Hubert Glover, co-founder and president of REDE, a Washington-based company that provides support services to the federal government and has annual revenue between $10 million and $15 million, currently uses GAAP but says ultimately, a move to IFRS for SMEs adapted for the U.S. market makes sense.
"U.S. GAAP for SMEs would be fine, but I don't think it would be visionary, because many small companies are becoming global," says Glover, who's also a member of the blue-ribbon panel. He notes, however, that a switch would take time, since many private companies are not yet aware of IFRS for SMEs. "IFRS is not on my radar screen, in particular because it hasn't been interpreted effectively," Glover says. "I'm speaking for many of my peers."
So far, very few companies in the U.S. use IFRS for SMEs. "By and large, companies that have adopted it tend to be U.S. subsidiaries of foreign companies," says Dohrer.
Knese says that while he applauds the move from rule-based to principle-based accounting, such as IFRS for SMEs, bankers and auditors will be hesitant to replace GAAP with new standards too quickly. "Bankers and lenders understand GAAP," he says. "When they're comfortable with IFRS is when they'll require it."
A move to IFRS for SMEs would likely occur in tandem with a decision by the Securities and Exchange Commission to require publicly traded U.S. companies to adopt IFRS. While moving to IFRS would require bankers to learn a new set of accounting standards, having the same kind of standards for public and private companies would be a convenience for banks.

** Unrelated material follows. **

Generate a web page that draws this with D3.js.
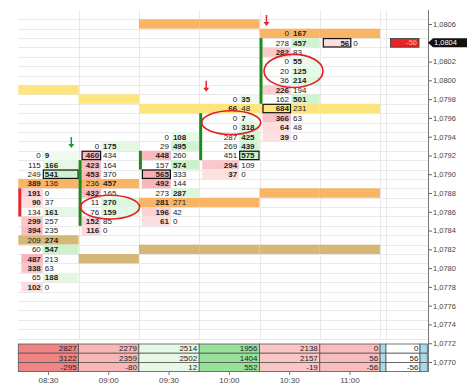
<!DOCTYPE html>
<html><head><meta charset="utf-8">
<script src="https://cdn.jsdelivr.net/npm/d3@7"></script>
<style>body{margin:0;background:#fff;} svg{display:block;font-family:"Liberation Sans",Arial,sans-serif;}</style>
</head><body><svg id="c" width="467" height="391"></svg>
<script>
// ---------- DATA ----------
const times = ["08:30","09:00","09:30","10:00","10:30","11:00"];
const highs = [1.0792, 1.0793, 1.0794, 1.0798, 1.0805, 1.0804];
const bids = [
  [0,115,249,389,191,90,134,299,394,209,60,487,338,65,102],
  [0,460,423,453,236,432,11,76,152,116],
  [0,29,448,157,565,492,273,281,196,61],
  [0,66,0,0,287,269,451,294,37],
  [0,278,282,0,20,36,226,162,684,366,64,39],
  [56]
];
const asks = [
  [9,166,541,136,0,37,161,257,235,274,547,213,63,188,0],
  [175,434,164,370,457,165,270,159,85,0],
  [108,495,260,574,333,144,287,271,42,0],
  [35,48,7,318,425,439,575,109,0],
  [167,457,83,55,125,214,194,501,231,63,48,0],
  [0]
];
const yellowLevel = [1.0799, 1.0798, 1.0797, 1.0797, 1.0797, 1.0797];
const orangeLevel = [1.0789, 1.0789, 1.0787, 1.0787, 1.0788, 1.0788];
const khakiLevel  = [1.0783, 1.0781, 1.0782, 1.0782, 1.0782, 1.0782];
const topLevel    = [null, null, 1.0806, 1.0806, 1.0805, 1.0805];
const barOpen  = [1.0788, 1.0785, 1.0791, 1.0792, 1.0798, null];
const barClose = [1.0786, 1.0791, 1.0792, 1.0796, 1.0804, null];
const arrowCols = [0, 3, 4];
const arrowDir  = ["up", "down", "down"]; // colour: green / red
const ellipseCols   = [1, 3, 4];
const ellipsePrices = [1.07865, 1.07955, 1.0801];
const ellipseRows   = [2, 2, 3];
const extraTotals = [0, 56, -56];
const lastPrice = 1.0804;
const lastDelta = -56;
const priceTicks = d3.range(0, 19).map(i => +(1.0770 + i*0.0002).toFixed(4));

// ---------- LAYOUT ----------
const svg = d3.select("#c");
const x = d3.scaleBand().domain(times).range([18.3, 380.1]).padding(0);
const cw = x.bandwidth();
const y = d3.scaleLinear().domain([1.0770, 1.0806]).range([362, 24]);
const rh = y(1.0805) - y(1.0806);
const split = [24.5, 22.5, 32, 40, 31.5, 31.5];
const arrowOff = [53, 7, 7];
const ellOff = [31.5, 32, 34];
const axisX = 428;
const r4 = v => Math.round(v*10000)/10000;

// grid
const gGrid = svg.append("g").attr("stroke", "#e9e9e9").attr("stroke-width", 1);
for (let k = 0; k <= 35; k++) {
  const yy = Math.round(y(1.0807) + rh/2 + k*rh) + 0.5;
  gGrid.append("line").attr("x1", 18).attr("x2", axisX).attr("y1", yy).attr("y2", yy);
}
const vlines = times.slice(1).map(t => x(t)).concat([x.range()[1], 386]);
vlines.forEach(v => gGrid.append("line").attr("x1", Math.round(v)+0.5).attr("x2", Math.round(v)+0.5).attr("y1", 10).attr("y2", 339));

// bands
const bandColors = {yellow:"#fde47c", orange:"#fab466", khaki:"#d5b877"};
function band(levels, color) {
  levels.forEach((p, c) => {
    if (p == null) return;
    svg.append("rect").attr("x", x(times[c])).attr("width", cw)
      .attr("y", y(p) - rh/2).attr("height", rh).attr("fill", color);
  });
}
band(topLevel, bandColors.orange);
band(yellowLevel, bandColors.yellow);
band(orangeLevel, bandColors.orange);
band(khakiLevel, bandColors.khaki);

// cell colour scales
const pink = d3.scaleLinear().domain([0, 700]).range(["#fee4e4", "#f4a2a8"]).clamp(true);
const green = d3.scaleLinear().domain([0, 600]).range(["#effbef", "#c9f1c9"]).clamp(true);

const gCells = svg.append("g");
const gText = svg.append("g").attr("font-size", 8).attr("fill", "#222");
times.forEach((t, c) => {
  const x0 = x(t);
  const xs = x0 + split[c];
  // POC = row with max total
  const tot = bids[c].map((b, i) => b + asks[c][i]);
  const poc = tot.indexOf(d3.max(tot));
  bids[c].forEach((b, i) => {
    const a = asks[c][i];
    const p = r4(highs[c] - i*0.0001);
    const yc = y(p);
    const inBand = [yellowLevel[c], orangeLevel[c], khakiLevel[c], topLevel[c]].some(l => l != null && r4(l) === p);
    if (!inBand) {
      if (b > a) gCells.append("rect").attr("x", x0 + 3).attr("width", xs - x0 - 3).attr("y", yc - rh/2).attr("height", rh).attr("fill", pink(b));
      else if (a > b) gCells.append("rect").attr("x", xs).attr("width", x0 + cw - xs).attr("y", yc - rh/2).attr("height", rh).attr("fill", green(a));
    }
    gText.append("text").attr("x", xs - 2).attr("y", yc).attr("dy", "0.36em").attr("text-anchor", "end")
      .attr("font-weight", b > a ? "bold" : "normal").text(b);
    gText.append("text").attr("x", xs + 2).attr("y", yc).attr("dy", "0.36em")
      .attr("font-weight", a > b ? "bold" : "normal").text(a);
    if (i === poc) {
      const bx = b >= a ? x0 + 3 : xs, bw = b >= a ? xs - x0 - 3 : x0 + cw - xs;
      svg.append("rect").attr("x", bx + 0.5).attr("y", yc - rh/2 + 0.5).attr("width", bw - 1).attr("height", rh - 1)
        .attr("fill", "none").attr("stroke", "#111").attr("stroke-width", 1.2);
    }
  });
});
svg.node().appendChild(gText.node());

// candle body bars
times.forEach((t, c) => {
  if (barOpen[c] == null) return;
  const top = Math.max(barOpen[c], barClose[c]), bot = Math.min(barOpen[c], barClose[c]);
  svg.append("rect").attr("x", x(t)).attr("width", 3)
    .attr("y", y(top) - rh/2).attr("height", y(bot) - y(top) + rh)
    .attr("fill", barClose[c] >= barOpen[c] ? "#1d8a1d" : "#e0282e");
});

// arrows
arrowCols.forEach((c, k) => {
  const ax = x(times[c]) + arrowOff[k];
  const tip = y(r4(highs[c] + 0.0001)) + 2;
  const col = arrowDir[k] === "up" ? "#22992a" : "#e0282e";
  svg.append("line").attr("x1", ax).attr("x2", ax).attr("y1", tip - 11).attr("y2", tip - 3)
    .attr("stroke", col).attr("stroke-width", 1.5);
  svg.append("path").attr("d", `M${ax-3},${tip-4}L${ax+3},${tip-4}L${ax},${tip}Z`).attr("fill", col);
});

// ellipses
ellipseCols.forEach((c, k) => {
  svg.append("ellipse").attr("cx", x(times[c]) + ellOff[k]).attr("cy", y(ellipsePrices[k]))
    .attr("rx", 29.5).attr("ry", ellipseRows[k]*rh/2 + 2.5)
    .attr("fill", "none").attr("stroke", "#e02020").attr("stroke-width", 1.6);
});

// last-bar delta box
const yl = y(lastPrice);
svg.append("rect").attr("x", 390.5).attr("y", yl - 4.2).attr("width", 28.5).attr("height", 8.6)
  .attr("fill", "#e82424").attr("stroke", "#333").attr("stroke-width", 0.8);
svg.append("text").attr("x", 417).attr("y", yl).attr("dy", "0.36em").attr("text-anchor", "end")
  .attr("font-size", 7.5).attr("fill", "#ffb0b0").text(lastDelta);

// summary table
const sumAsk = asks.map(a => d3.sum(a)), sumBid = bids.map(b => d3.sum(b));
const deltas = sumAsk.map((a, i) => a - sumBid[i]);
const negC = d3.scaleLinear().domain([0, 300]).range(["#fbcaca", "#f08282"]).clamp(true);
const posC = d3.scaleLinear().domain([0, 550]).range(["#e8f9e8", "#98e198"]).clamp(true);
const sy0 = 344, sh = 9.2;
const gSum = svg.append("g").attr("font-size", 8).attr("fill", "#222");
times.forEach((t, c) => {
  const vals = [sumAsk[c], sumBid[c], deltas[c]];
  const fill = deltas[c] < 0 ? negC(-deltas[c]) : posC(deltas[c]);
  vals.forEach((v, r) => {
    gSum.append("rect").attr("x", x(t)).attr("y", sy0 + r*sh).attr("width", cw).attr("height", sh)
      .attr("fill", fill).attr("stroke", "#555").attr("stroke-width", 0.8);
    gSum.append("text").attr("x", x(t) + cw - 2).attr("y", sy0 + r*sh + sh/2).attr("dy", "0.36em")
      .attr("text-anchor", "end").text(v);
  });
});
extraTotals.forEach((v, r) => {
  const yy = sy0 + r*sh;
  gSum.append("rect").attr("x", 380.1).attr("y", yy).attr("width", 5.9).attr("height", sh).attr("fill", "#a9d9ea").attr("stroke", "#555").attr("stroke-width", 0.8);
  gSum.append("rect").attr("x", 386).attr("y", yy).attr("width", 34).attr("height", sh).attr("fill", "#fff").attr("stroke", "#555").attr("stroke-width", 0.8);
  gSum.append("rect").attr("x", 420).attr("y", yy).attr("width", 7.3).attr("height", sh).attr("fill", "#a9d9ea").attr("stroke", "#555").attr("stroke-width", 0.8);
  gSum.append("text").attr("x", 418.5).attr("y", yy + sh/2).attr("dy", "0.36em").attr("text-anchor", "end").text(v);
});

// y axis
const yAxis = d3.axisRight(y).tickValues(priceTicks.filter(p => p !== lastPrice))
  .tickFormat(d => d.toFixed(4).replace(".", ",")).tickSize(4).tickSizeOuter(0).tickPadding(1);
const gy = svg.append("g").attr("transform", `translate(${axisX},0)`).call(yAxis);
gy.select(".domain").remove();
gy.selectAll("text").attr("font-size", 7.5).attr("fill", "#444").attr("font-family", "Liberation Sans, Arial, sans-serif");
gy.selectAll("line").attr("stroke", "#666");
svg.append("line").attr("x1", axisX + 0.5).attr("x2", axisX + 0.5).attr("y1", 10).attr("y2", 372).attr("stroke", "#777");

// last price label
svg.append("path").attr("d", `M${axisX},${yl}L${axisX+5},${yl-4.5}L467,${yl-4.5}L467,${yl+4.5}L${axisX+5},${yl+4.5}Z`).attr("fill", "#111");
svg.append("text").attr("x", axisX + 6).attr("y", yl).attr("dy", "0.36em").attr("font-size", 7.5).attr("fill", "#fff")
  .text(lastPrice.toFixed(4).replace(".", ","));

// x axis
const xAxis = d3.axisBottom(x).tickSize(3).tickSizeOuter(0).tickPadding(2);
const gx = svg.append("g").attr("transform", "translate(0,372)").call(xAxis);
gx.select(".domain").remove();
gx.selectAll("text").attr("font-size", 8).attr("fill", "#444").attr("font-family", "Liberation Sans, Arial, sans-serif");
gx.selectAll("line").attr("stroke", "#777");
</script></body></html>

After setting a road map for convergence with international accounting standards in 2008, the SEC in February said it would undertake further study of IFRS. It also delayed the potential adoption date for accelerated filers from 2014 to 2015 at the earliest. Although the SEC doesn't oversee private companies, it is considering the impact of IFRS for SMEs on private companies as part of the debate on international standards.
In addition to uncertainty about whether the U.S. will adopt IFRS, there's the question of cost, which would likely be high as companies made the transition to using IFRS for SMEs. Cost is a particular concern for smaller private companies, which might not have the capacity, human or financial, for such a large project. "We don't have the resources to incur a cost we may not recover," says Glover, arguing that the switch "should be done in a manner that's pragmatic. If it's done right, [the cost] should be nominal."
In the longer term, though, most agree it would be less expensive for private companies to use streamlined standards with fewer requirements, such as IFRS for SMEs or Little GAAP.
"There's a lot of fluidity right now, and that's complicated because companies have to deal with that," says Deloitte's Gannon. "But we're talking about less cost for companies ultimately, especially a few years down the line."